## Records from a data collection
===============
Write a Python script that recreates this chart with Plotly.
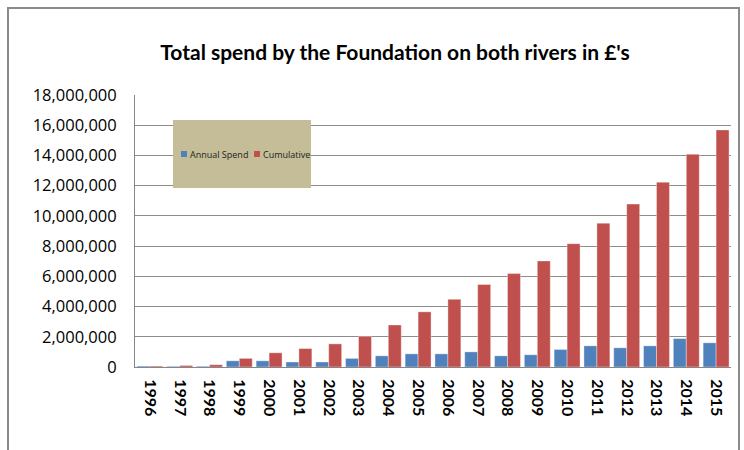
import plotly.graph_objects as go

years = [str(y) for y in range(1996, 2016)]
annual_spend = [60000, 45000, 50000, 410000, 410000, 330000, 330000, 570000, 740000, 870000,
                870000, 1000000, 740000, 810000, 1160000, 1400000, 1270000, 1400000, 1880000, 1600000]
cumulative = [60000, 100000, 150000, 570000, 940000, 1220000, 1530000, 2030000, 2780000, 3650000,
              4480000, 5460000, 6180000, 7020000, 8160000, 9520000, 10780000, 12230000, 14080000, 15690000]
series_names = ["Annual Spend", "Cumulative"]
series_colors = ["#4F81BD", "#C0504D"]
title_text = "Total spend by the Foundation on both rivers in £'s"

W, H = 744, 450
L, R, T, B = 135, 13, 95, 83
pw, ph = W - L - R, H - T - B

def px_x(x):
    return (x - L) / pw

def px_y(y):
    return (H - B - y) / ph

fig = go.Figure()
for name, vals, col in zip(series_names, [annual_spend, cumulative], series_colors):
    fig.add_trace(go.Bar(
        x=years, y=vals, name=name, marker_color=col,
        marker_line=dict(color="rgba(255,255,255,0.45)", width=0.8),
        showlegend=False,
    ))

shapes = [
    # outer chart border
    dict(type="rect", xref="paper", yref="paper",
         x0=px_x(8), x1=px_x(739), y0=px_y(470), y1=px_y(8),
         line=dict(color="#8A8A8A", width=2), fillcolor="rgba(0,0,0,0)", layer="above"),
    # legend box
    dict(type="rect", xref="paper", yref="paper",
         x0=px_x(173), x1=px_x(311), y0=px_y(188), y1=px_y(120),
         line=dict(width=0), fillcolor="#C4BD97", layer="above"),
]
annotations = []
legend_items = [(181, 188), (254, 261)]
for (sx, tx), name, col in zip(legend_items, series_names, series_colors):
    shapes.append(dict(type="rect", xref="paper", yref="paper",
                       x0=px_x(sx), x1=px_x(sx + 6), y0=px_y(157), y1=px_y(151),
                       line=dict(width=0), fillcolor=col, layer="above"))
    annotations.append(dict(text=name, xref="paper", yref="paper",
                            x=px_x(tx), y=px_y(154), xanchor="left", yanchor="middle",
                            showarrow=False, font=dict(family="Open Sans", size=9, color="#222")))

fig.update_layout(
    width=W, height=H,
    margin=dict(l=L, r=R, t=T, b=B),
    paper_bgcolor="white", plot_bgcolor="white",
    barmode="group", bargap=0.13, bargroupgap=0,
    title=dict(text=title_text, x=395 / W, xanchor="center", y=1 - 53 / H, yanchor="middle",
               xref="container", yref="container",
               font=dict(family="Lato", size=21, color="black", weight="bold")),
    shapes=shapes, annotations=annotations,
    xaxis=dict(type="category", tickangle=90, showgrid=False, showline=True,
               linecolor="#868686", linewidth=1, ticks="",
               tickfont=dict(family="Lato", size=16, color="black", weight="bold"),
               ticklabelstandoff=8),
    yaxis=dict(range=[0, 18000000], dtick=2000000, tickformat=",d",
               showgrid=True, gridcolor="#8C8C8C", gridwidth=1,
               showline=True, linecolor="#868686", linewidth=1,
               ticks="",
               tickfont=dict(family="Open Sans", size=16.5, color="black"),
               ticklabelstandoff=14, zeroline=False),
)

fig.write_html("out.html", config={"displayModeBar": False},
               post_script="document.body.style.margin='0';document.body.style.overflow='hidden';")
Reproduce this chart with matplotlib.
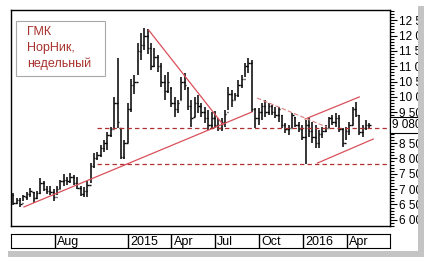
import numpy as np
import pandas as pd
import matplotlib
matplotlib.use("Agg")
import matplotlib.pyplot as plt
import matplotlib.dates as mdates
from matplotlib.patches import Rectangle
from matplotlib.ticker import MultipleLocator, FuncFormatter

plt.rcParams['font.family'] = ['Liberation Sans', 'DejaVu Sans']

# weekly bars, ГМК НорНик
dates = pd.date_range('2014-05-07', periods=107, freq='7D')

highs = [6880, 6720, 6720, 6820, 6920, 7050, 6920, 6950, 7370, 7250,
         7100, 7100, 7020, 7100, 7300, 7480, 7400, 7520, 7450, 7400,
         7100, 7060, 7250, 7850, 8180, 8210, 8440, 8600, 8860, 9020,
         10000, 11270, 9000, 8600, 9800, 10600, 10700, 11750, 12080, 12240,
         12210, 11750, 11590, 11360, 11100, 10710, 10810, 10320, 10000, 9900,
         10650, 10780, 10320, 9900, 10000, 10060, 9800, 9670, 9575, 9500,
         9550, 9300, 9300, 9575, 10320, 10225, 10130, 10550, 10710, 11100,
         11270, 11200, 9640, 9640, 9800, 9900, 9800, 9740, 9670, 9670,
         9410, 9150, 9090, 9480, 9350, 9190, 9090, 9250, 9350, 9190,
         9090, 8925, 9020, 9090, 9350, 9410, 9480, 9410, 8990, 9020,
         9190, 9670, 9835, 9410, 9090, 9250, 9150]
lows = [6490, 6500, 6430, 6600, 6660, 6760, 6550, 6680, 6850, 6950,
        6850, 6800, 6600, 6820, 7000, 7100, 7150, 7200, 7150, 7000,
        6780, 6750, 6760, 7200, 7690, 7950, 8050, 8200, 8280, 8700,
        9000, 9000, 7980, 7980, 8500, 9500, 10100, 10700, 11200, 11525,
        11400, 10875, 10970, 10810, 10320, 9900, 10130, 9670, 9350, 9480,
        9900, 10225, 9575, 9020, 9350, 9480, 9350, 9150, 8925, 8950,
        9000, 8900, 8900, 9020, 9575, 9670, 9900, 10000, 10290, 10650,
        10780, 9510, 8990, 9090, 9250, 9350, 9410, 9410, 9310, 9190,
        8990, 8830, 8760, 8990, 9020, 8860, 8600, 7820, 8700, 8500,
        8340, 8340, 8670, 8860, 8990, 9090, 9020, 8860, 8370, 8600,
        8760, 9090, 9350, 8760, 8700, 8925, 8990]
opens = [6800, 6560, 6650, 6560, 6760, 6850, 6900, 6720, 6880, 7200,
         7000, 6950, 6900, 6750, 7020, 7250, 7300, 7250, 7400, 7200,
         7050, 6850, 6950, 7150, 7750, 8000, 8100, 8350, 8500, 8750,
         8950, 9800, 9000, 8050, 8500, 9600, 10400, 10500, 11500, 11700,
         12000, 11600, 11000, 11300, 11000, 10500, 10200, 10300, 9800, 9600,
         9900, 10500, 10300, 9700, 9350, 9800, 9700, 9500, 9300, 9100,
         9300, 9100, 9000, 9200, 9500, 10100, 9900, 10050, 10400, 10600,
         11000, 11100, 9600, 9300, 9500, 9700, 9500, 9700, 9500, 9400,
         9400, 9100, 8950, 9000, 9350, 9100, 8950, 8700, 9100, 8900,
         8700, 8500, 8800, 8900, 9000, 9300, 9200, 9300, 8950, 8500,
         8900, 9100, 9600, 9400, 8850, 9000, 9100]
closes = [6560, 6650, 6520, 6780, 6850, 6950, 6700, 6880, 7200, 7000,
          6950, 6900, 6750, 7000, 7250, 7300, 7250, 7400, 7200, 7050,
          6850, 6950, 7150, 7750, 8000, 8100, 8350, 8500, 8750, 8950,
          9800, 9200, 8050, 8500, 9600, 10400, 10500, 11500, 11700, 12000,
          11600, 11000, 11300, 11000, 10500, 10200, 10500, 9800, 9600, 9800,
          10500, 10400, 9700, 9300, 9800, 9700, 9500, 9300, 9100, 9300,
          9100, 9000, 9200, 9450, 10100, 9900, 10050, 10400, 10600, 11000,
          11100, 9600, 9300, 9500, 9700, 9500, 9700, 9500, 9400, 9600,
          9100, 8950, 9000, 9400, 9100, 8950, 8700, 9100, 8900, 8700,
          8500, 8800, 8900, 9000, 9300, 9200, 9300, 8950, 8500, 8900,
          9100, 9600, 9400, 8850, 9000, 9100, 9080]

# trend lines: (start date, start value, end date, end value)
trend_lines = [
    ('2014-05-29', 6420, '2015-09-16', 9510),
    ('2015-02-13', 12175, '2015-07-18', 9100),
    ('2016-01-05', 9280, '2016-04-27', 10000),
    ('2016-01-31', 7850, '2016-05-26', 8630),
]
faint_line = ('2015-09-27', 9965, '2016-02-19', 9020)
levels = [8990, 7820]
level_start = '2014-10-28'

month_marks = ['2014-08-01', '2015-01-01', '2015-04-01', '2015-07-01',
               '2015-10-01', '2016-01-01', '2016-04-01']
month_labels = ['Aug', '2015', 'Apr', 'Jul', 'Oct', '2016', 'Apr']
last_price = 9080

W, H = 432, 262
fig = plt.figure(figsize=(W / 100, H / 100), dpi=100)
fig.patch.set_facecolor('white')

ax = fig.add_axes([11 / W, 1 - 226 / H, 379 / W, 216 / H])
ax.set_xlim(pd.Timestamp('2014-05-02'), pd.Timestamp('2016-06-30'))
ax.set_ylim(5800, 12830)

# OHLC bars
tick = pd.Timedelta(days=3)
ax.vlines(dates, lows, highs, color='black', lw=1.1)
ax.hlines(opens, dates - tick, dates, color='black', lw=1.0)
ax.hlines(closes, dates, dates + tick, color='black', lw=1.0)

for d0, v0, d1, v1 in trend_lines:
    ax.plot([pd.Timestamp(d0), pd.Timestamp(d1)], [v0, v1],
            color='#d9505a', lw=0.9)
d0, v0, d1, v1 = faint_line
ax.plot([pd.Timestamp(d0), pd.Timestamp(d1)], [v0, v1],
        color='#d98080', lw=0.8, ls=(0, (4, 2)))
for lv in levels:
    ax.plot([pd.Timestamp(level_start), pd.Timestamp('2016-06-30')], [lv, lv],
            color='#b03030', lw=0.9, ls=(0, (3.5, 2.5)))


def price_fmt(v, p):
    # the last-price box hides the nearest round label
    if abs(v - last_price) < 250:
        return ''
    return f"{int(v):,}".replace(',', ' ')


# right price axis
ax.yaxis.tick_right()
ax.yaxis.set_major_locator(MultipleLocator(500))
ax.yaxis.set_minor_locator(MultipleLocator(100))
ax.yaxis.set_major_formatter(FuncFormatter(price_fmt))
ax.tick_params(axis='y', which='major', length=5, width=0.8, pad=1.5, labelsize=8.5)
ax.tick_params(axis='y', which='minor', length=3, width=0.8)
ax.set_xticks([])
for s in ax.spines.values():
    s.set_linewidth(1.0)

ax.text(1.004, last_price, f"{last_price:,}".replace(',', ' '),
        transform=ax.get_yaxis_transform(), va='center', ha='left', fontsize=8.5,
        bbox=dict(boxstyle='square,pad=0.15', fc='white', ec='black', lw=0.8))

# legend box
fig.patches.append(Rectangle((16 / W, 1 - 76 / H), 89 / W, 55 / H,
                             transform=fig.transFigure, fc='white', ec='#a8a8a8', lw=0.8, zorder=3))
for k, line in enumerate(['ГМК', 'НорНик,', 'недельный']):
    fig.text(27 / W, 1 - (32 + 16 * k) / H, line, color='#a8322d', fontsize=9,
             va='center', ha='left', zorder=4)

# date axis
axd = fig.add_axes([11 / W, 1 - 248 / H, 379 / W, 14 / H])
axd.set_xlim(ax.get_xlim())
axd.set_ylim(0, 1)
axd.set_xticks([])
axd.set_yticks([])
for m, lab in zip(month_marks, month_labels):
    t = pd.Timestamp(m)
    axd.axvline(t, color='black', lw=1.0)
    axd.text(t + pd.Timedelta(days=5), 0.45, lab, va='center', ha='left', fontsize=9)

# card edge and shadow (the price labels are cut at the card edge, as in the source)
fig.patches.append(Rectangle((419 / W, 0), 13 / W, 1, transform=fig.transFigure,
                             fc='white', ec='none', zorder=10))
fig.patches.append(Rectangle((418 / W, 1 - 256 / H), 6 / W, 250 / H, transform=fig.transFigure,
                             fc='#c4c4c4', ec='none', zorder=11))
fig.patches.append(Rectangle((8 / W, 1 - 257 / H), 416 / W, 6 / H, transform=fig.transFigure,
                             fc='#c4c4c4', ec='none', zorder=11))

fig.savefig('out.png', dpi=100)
===============
## AIM
Your task is to repeat the opening line of the entries above and each line after it, ending with the line that has "return (H - B - y) / ph". Do not include the pictures.

## TASK RESPONSE
Write a Python script that recreates this chart with Plotly.
import plotly.graph_objects as go

years = [str(y) for y in range(1996, 2016)]
annual_spend = [60000, 45000, 50000, 410000, 410000, 330000, 330000, 570000, 740000, 870000,
                870000, 1000000, 740000, 810000, 1160000, 1400000, 1270000, 1400000, 1880000, 1600000]
cumulative = [60000, 100000, 150000, 570000, 940000, 1220000, 1530000, 2030000, 2780000, 3650000,
              4480000, 5460000, 6180000, 7020000, 8160000, 9520000, 10780000, 12230000, 14080000, 15690000]
series_names = ["Annual Spend", "Cumulative"]
series_colors = ["#4F81BD", "#C0504D"]
title_text = "Total spend by the Foundation on both rivers in £'s"

W, H = 744, 450
L, R, T, B = 135, 13, 95, 83
pw, ph = W - L - R, H - T - B

def px_x(x):
    return (x - L) / pw

def px_y(y):
    return (H - B - y) / ph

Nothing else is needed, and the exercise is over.